Je ne cherche pas les disparus à tout prix, je tombe dessus sans le faire exprès. Je veux seulement parler de ce qui est — de ce qui a été. Je ne force pas le trait (non pas à cause de la peur d’être jugé par les autres, mais par moi-même : pour ne pas pouvoir m’accuser de malhonnêteté, pour croire en ce que je fais). C’est pourquoi je m’accroche aux archives pour écrire Rue des Batailles : ces hommes qui disparaissent, ça me semble exagéré, mais les archives me disent que ça a été. Les gens qui meurent jeunes, aussi : ça a été. C’est écrit. Dans les cimetières, en lisant les dates sur les tombes, j’éprouve une compassion immédiate pour les morts jeunes, et je remarque les centenaires, tandis que les morts vieux-mais-pas-très-vieux ne m’inspirent pas de sentiment particulier : il me faudrait connaître ces personnes pour m’émouvoir. Je ne connais pas non plus, pourtant, ces jeunes et ces centenaires ; je leur prête un destin à cause de leurs seules dates. Je les catalogue. Ils deviennent des archétypes ou des stéréotypes. Ils rentrent dans des cases. C’est affreusement réducteur. Mais les autres, ceux qui ne racontent pas d’histoire ? Vaut-il mieux être un stéréotype, ou rien du tout ? Exister pour ce qu’on n’est pas, ou se faire oublier ? Quand les dates ne racontent rien, il faut creuser dans les vies pour trouver quelque chose — le miroir dans lequel se reconnaître. Mais si le sujet est déjà spectaculaire, je dois veiller à creuser quand même, au-delà des clichés. Rue des Batailles, c’est la disparition de Jules — inexpliquée. À trente ans, il échappe aux radars. On ne sait pas s’il est mort. C’est romanesque — c’est ce qui m’attire et m’effraie à la fois : écrire un roman sur un sujet romanesque.

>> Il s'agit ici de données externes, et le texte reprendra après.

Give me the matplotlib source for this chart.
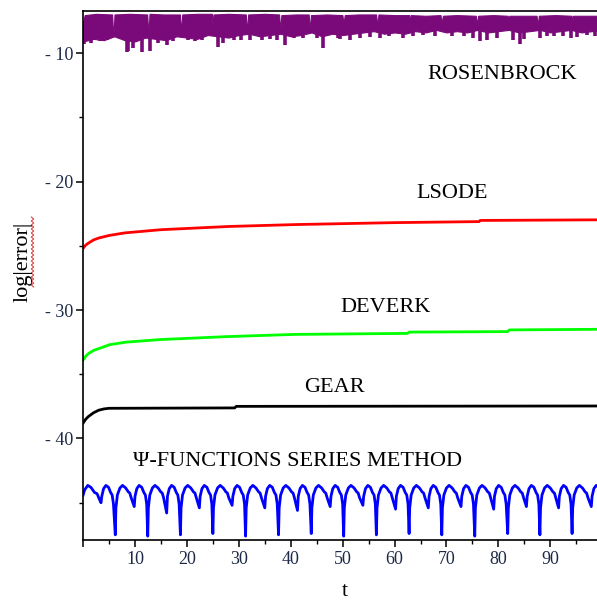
import numpy as np
import matplotlib.pyplot as plt
from matplotlib.ticker import MultipleLocator, FuncFormatter

# ---- data ----
# LSODE (red)
lsode_t = [0, 0.5, 1, 2, 3, 5, 8, 15, 28, 41, 60, 76.3, 76.5, 100]
lsode_y = [-25.2, -24.95, -24.8, -24.55, -24.4, -24.2, -24.0, -23.75, -23.5, -23.35, -23.2, -23.12, -23.03, -22.98]

# DEVERK (green)
deverk_t = [0, 0.5, 1, 2, 3.2, 5.1, 8.3, 14.9, 27.8, 40.7, 62.5, 62.8, 81.8, 82.1, 100]
deverk_y = [-33.9, -33.6, -33.4, -33.15, -32.98, -32.7, -32.5, -32.3, -32.07, -31.9, -31.82, -31.72, -31.68, -31.55, -31.5]

# GEAR (black)
gear_t = [0, 0.5, 1, 2, 3, 4, 5, 29.2, 29.5, 100]
gear_y = [-38.8, -38.5, -38.3, -38.0, -37.8, -37.7, -37.65, -37.62, -37.5, -37.47]

# ROSENBROCK (purple) - upper edge, lower edge of the noisy band and downward spikes
rb_top_t = [0, 0.3, 2.5, 5.6, 5.75, 5.9, 6.05, 9.0, 12.35, 12.5, 12.65, 12.8, 15.5,
            18.65, 18.8, 18.95, 19.1, 22.0, 24.8, 24.9, 25.0, 25.1, 28.0,
            31.35, 31.5, 31.65, 31.8, 35.0, 37.75, 37.9, 38.05, 38.2, 41.0,
            43.45, 43.6, 43.75, 43.9, 47.0, 49.95, 50.1, 50.25, 50.4, 53.0,
            56.45, 56.6, 56.75, 56.9, 60.0, 62.8, 62.9, 63.0, 63.1, 66.0,
            68.85, 69.0, 69.15, 69.3, 72.0, 75.65, 75.8, 75.95, 76.1, 79.0,
            81.8, 81.9, 82.0, 82.1, 85.0, 87.35, 87.5, 87.65, 87.8, 91.0,
            94.1, 94.2, 94.3, 94.4, 97.0, 100]
rb_top_y = [-7.6, -7.05, -6.95, -7.0, -8.3, -8.3, -7.0, -6.95, -7.0, -8.05, -8.05, -6.95, -7.0,
            -7.0, -7.9, -7.9, -7.0, -6.95, -6.95, -7.65, -7.65, -7.0, -6.95,
            -7.0, -7.9, -7.9, -7.0, -6.95, -7.0, -7.8, -7.8, -7.05, -7.0,
            -7.0, -7.8, -7.8, -7.05, -7.0, -7.05, -7.5, -7.5, -7.05, -7.0,
            -7.0, -7.6, -7.6, -7.0, -7.05, -7.05, -7.45, -7.45, -7.05, -7.1,
            -7.05, -7.5, -7.5, -7.1, -7.05, -7.1, -7.55, -7.55, -7.1, -7.05,
            -7.1, -7.4, -7.4, -7.1, -7.1, -7.1, -7.6, -7.6, -7.1, -7.05,
            -7.1, -7.4, -7.4, -7.1, -7.1, -7.1]
rb_bot_t = list(range(0, 101, 2))
rb_bot_y = [-9.1, -8.9, -9.0, -8.7, -9.0, -9.1, -8.8, -8.9, -9.0, -8.7, -8.8, -8.9, -8.6,
            -8.7, -8.8, -8.6, -8.5, -8.7, -8.6, -8.5, -8.7, -8.6, -8.4, -8.7, -8.5, -8.6,
            -8.5, -8.4, -8.3, -8.5, -8.4, -8.5, -8.3, -8.4, -8.2, -8.4, -8.3, -8.4, -8.2,
            -8.4, -8.3, -8.2, -8.4, -8.3, -8.2, -8.4, -8.3, -8.2, -8.4, -8.3, -8.3]
rb_spike_t = [0.1, 1.6, 3.3, 4.6, 8.4, 8.7, 9.7, 11.3, 12.9, 14.5, 16.1, 17.4, 20.2, 21.6, 22.9,
              25.9, 27.0, 29.0, 30.4, 32.2, 34.5, 36.1, 37.3, 38.9, 40.6, 42.4, 45.0, 46.3, 49.1,
              49.5, 51.4, 53.4, 55.2, 57.2, 59.0, 61.7, 63.6, 65.5, 67.8, 71.0, 73.4, 75.1, 76.5,
              77.8, 79.7, 82.9, 84.2, 85.0, 88.0, 89.3, 90.8, 92.5, 94.0, 95.1, 97.0, 98.6]
rb_spike_y = [-9.3, -9.2, -9.1, -9.0, -9.9, -9.85, -9.6, -9.9, -9.85, -9.2, -9.35, -9.1, -9.0, -9.1, -8.95,
              -9.5, -9.2, -9.0, -8.95, -9.0, -8.95, -8.9, -8.95, -9.4, -8.8, -8.8, -8.85, -9.6, -8.8,
              -8.9, -8.95, -8.85, -8.75, -8.8, -8.7, -8.85, -8.7, -8.6, -8.7, -8.65, -8.7, -8.8, -9.1,
              -9.0, -8.85, -9.0, -9.3, -8.9, -8.8, -8.7, -8.65, -8.7, -8.8, -8.75, -8.6, -8.65]

# Psi-functions series method (blue): dips and hump shapes
psi_deep_t = [6.2, 12.45, 18.75, 25.0, 31.3, 37.65, 43.95, 50.2, 56.5, 62.8, 69.1, 75.45, 81.8, 88.0, 94.2]
psi_deep_y = [-47.5, -47.6, -47.5, -47.4, -47.6, -47.5, -47.4, -47.6, -47.5, -47.4, -47.5, -47.6, -47.4, -47.5, -47.4]
psi_shal_t = [3.45, 9.85, 16.1, 22.4, 28.7, 35.0, 41.3, 47.6, 53.9, 60.2, 66.5, 72.8, 79.1, 85.4, 91.6, 97.9]
psi_shal_y = [-45.0, -45.3, -45.8, -45.4, -45.2, -45.4, -45.6, -45.3, -45.2, -45.5, -45.4, -45.3, -45.5, -45.3, -45.4, -45.3]
# hump after a deep dip (offset, value) and after a shallow dip
hump_long_dt = [0.12, 0.4, 0.9, 1.4, 2.0, 2.5, 2.8, 3.05]
hump_long_y = [-45.4, -44.4, -43.85, -43.65, -43.85, -44.15, -44.25, -44.6]
hump_short_dt = [0.15, 0.5, 0.95, 1.45, 1.85, 2.15, 2.4]
hump_short_y = [-44.5, -43.9, -43.65, -43.8, -44.2, -44.4, -45.1]
psi_start = [(0.0, -44.4), (0.3, -44.0), (0.9, -43.65), (1.5, -43.8), (2.2, -44.2), (2.7, -44.3), (3.1, -44.7)]


def build_psi():
    pts = list(psi_start)
    dips = sorted([(t, y, 's') for t, y in zip(psi_shal_t, psi_shal_y)] +
                  [(t, y, 'd') for t, y in zip(psi_deep_t, psi_deep_y)])
    for t0, y0, kind in dips:
        pts.append((t0, y0))
        if kind == 'd':
            hump = zip(hump_long_dt, hump_long_y)
        else:
            hump = zip(hump_short_dt, hump_short_y)
        for dt, yy in hump:
            if t0 + dt <= 100:
                pts.append((t0 + dt, yy))
    pts = np.array(pts)
    return pts[:, 0], pts[:, 1]


plt.rcParams['font.family'] = ['Liberation Serif', 'DejaVu Serif']

fig = plt.figure(figsize=(5.97, 6.03), dpi=100)
ax = fig.add_axes([83.1 / 597, 1 - 540 / 603, 1 - 83.1 / 597, (540 - 11) / 603])

purple = '#7a0a7a'
# purple band
rb_grid = np.union1d(rb_top_t, rb_bot_t)
ax.fill_between(rb_grid, np.interp(rb_grid, rb_top_t, rb_top_y), np.interp(rb_grid, rb_bot_t, rb_bot_y),
                color=purple, lw=0.8, edgecolor=purple)
ax.vlines(rb_spike_t, np.interp(rb_spike_t, rb_bot_t, rb_bot_y), rb_spike_y, color=purple, lw=2.6)

ax.plot(lsode_t, lsode_y, color='#ff0000', lw=2.0)
ax.plot(deverk_t, deverk_y, color='#00ff00', lw=2.0)
ax.plot(gear_t, gear_y, color='black', lw=2.0)
pt, py = build_psi()
ax.plot(pt, py, color='#0000ff', lw=2.0)

ax.set_xlim(0, 99.0)
ax.set_ylim(-47.9, -6.73)

for s in ['left', 'bottom', 'top']:
    ax.spines[s].set_linewidth(1.2)
ax.spines['right'].set_visible(False)

ax.xaxis.set_major_locator(MultipleLocator(10))
ax.xaxis.set_minor_locator(MultipleLocator(5))
ax.yaxis.set_major_locator(MultipleLocator(10))
ax.yaxis.set_minor_locator(MultipleLocator(5))
ax.tick_params(which='major', direction='out', length=5, width=1.1, labelsize=13,
               labelcolor='#1c2a48', pad=2)
ax.tick_params(which='minor', direction='out', length=3, width=1.0)
ax.tick_params(axis='x', pad=3)
ax.xaxis.set_major_formatter(FuncFormatter(lambda v, p: '' if v <= 0 else '%d' % v))
ax.yaxis.set_major_formatter(FuncFormatter(lambda v, p: '- %d' % abs(v) if v < 0 else '%d' % v))

lab = dict(fontsize=16, color='black', ha='center', va='center')
ax.text(80.7, -11.7, 'ROSENBROCK', **lab)
ax.text(71.0, -20.9, 'LSODE', **lab)
ax.text(58.3, -29.8, 'DEVERK', **lab)
ax.text(48.4, -36.0, 'GEAR', **lab)
ax.text(41.3, -41.8, 'Ψ-FUNCTIONS SERIES METHOD', **lab)

fig.text(23 / 597, 1 - 262 / 603, 'log|error|', rotation=90, fontsize=16, ha='center', va='center')
fig.text(345 / 597, 1 - 592 / 603, 't', fontsize=16, ha='center', va='center')

# spell-check squiggle beside "error" in the y label
sq_y = 1 - np.linspace(217, 287, 36) / 603
sq_x = (32.5 + np.tile([-1.2, 1.2], 18)) / 597
fig.add_artist(plt.Line2D(sq_x, sq_y, color='#e03030', lw=0.7))

fig.savefig('out.png', dpi=100)
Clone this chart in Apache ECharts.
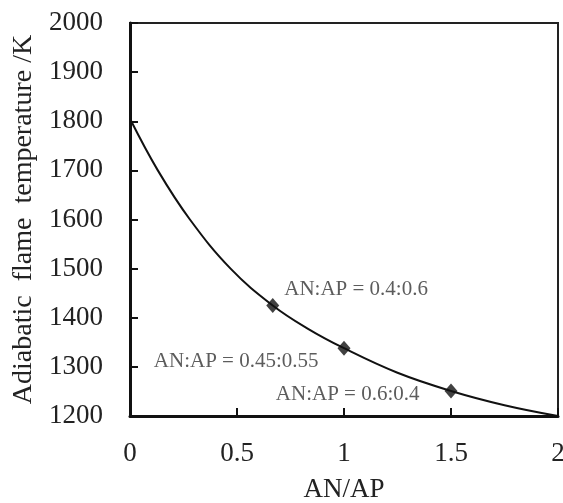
<!DOCTYPE html>
<html>
<head>
<meta charset="utf-8">
<script src="https://cdn.jsdelivr.net/npm/echarts@6/dist/echarts.min.js"></script>
<style>
  html, body { margin: 0; padding: 0; background: #fff; }
  #chart { width: 563px; height: 503px; }
</style>
</head>
<body>
<div id="chart"></div>
<script>
// curve: AN/AP ratio vs adiabatic flame temperature
const curveX = [0, 0.13, 0.28, 0.47, 0.667, 0.83, 1.0, 1.25, 1.5, 1.75, 2.0]
const curveY = [1805, 1700, 1600, 1500, 1425, 1378, 1338, 1288, 1251, 1222, 1200]

// marked compositions
const markX = [0.667, 1.0, 1.5]
const markY = [1425, 1338, 1251]
const markLabels = ['AN:AP = 0.4:0.6', 'AN:AP = 0.45:0.55', 'AN:AP = 0.6:0.4']

const xTicks = [0, 0.5, 1, 1.5, 2]
const yTicks = [1200, 1300, 1400, 1500, 1600, 1700, 1800, 1900, 2000]

const font = 'Liberation Serif'
const labelPlace = [
  { position: 'right', offset: [0, -16] },
  { position: 'left', offset: [-14, 13] },
  { position: 'left', offset: [-20, 4] }
]

const chart = echarts.init(document.getElementById('chart'))

chart.setOption({
  animation: false,
  grid: {
    left: 130,
    right: 5,
    top: 23,
    bottom: 87,
    outerBoundsMode: 'none',
    show: true,
    borderColor: '#222',
    borderWidth: 2
  },
  xAxis: {
    type: 'value',
    min: xTicks[0],
    max: xTicks[xTicks.length - 1],
    interval: 0.5,
    name: 'AN/AP',
    nameLocation: 'middle',
    nameGap: 60,
    nameTextStyle: { fontFamily: font, fontSize: 27, color: '#222' },
    axisLine: { lineStyle: { color: '#111', width: 3 } },
    axisTick: { inside: true, length: 8, lineStyle: { color: '#111', width: 2 } },
    axisLabel: { fontFamily: font, fontSize: 27, color: '#222', margin: 24, formatter: v => String(v) },
    splitLine: { show: false }
  },
  yAxis: {
    type: 'value',
    min: yTicks[0],
    max: yTicks[yTicks.length - 1],
    interval: 100,
    name: 'Adiabatic  flame  temperature /K',
    nameLocation: 'middle',
    nameGap: 86,
    nameTextStyle: { fontFamily: font, fontSize: 28, color: '#222' },
    axisLine: { lineStyle: { color: '#111', width: 3 } },
    axisTick: { inside: true, length: 8, lineStyle: { color: '#111', width: 2 } },
    axisLabel: { fontFamily: font, fontSize: 27, color: '#222', margin: 27, formatter: v => String(v) },
    splitLine: { show: false }
  },
  series: [
    {
      type: 'line',
      data: curveX.map((x, i) => [x, curveY[i]]),
      smooth: 0.4,
      symbol: 'none',
      lineStyle: { color: '#111', width: 2 }
    },
    {
      type: 'scatter',
      data: markX.map((x, i) => ({
        value: [x, markY[i]],
        label: Object.assign({ show: true, formatter: markLabels[i] }, labelPlace[i])
      })),
      symbol: 'diamond',
      symbolSize: [13, 15],
      itemStyle: { color: '#111' },
      label: { fontFamily: font, fontSize: 21, color: '#333' },
      z: 3
    }
  ]
})
</script>
</body>
</html>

J’ai lu Finir les restes 1. La littérature est pleine de deuils qui, même vus de loin, nous scandalisent : la mort de ceux qui étaient encore l’enfant de quelqu’un. Ou les morts violentes, inattendues. L’arrachement soudain. Mais les vieux parents qui succombent à l’hôpital au même âge que tout le monde ? C’est ordinaire et nécessaire, c’est la vie. Ils laissent « un orphelin selon l’ordre des choses », triste quand même, inconsolable peut-être. Que faire de cette peine-là, qui échappe au spectaculaire ? La raconter par les détails, par la délicatesse.
Troublé par les coïncidences de dates, par l’enchaînement des circonstances. Dans Thésée, sa vie nouvelle 2 : la mort brusque d’un jeune homme, suivie par celle sa mère qui se laisse glisser, moins d’un an plus tard ; et le père qui survit quelques années. Je ne peux pas ne pas penser, dans le même ordre, à mon père, à ma grand-mère et à mon grand-père. Dans Avant que j’oublie 3 : la mort du père tout juste retraité, dans un hôpital des Yvelines, tard le soir, la veille de la Toussaint ; le frère et la sœur qui se regardent dans la glace et qui découvrent leurs « gueules d’adultes ». Je ne peux pas ne pas penser à ma mère, à ma sœur et à moi-même. Ça existe dans la littérature (puisque je l’ai lu dans ces deux livres) et dans la vie aussi (dans la mienne).
Dans mes notes pour Rue des Batailles, j’écris : « Dans cette histoire, les mères meurent et les pères disparaissent », car j’ai poussé mes recherches généalogiques autour de Jules, le disparu central. Deux étages au-dessus de lui, dans l’arbre : le père de sa mère s’appelle Pierre Jacques Mathorez, il était artiste-vétérinaire (lui aussi), il est né le 7 juin 1754 à Saint-Léonard (Pas-de-Calais). En 1819, on écrit à son sujet : « disparu depuis sept ans, selon l’attestation à serment du témoin. » Deux étages en-dessous de Jules, dans le même arbre : son petit-fils Marcel (mon arrière grand-père) épouse une certaine Louise Métayer (mon arrière grand-mère) et, le jour de leur mariage en 1926, on écrit : « La future épouse, ainsi que sa mère, déclarent sous serment que la résidence actuelle du père leur est inconnue et que, depuis plus d’un an, celui-ci n’a pas donné de ses nouvelles. » La disparition était un point de départ (celle de Jules) ; elle devient un leitmotiv. Mais je ne le fais pas exprès. Je sais que ça a été.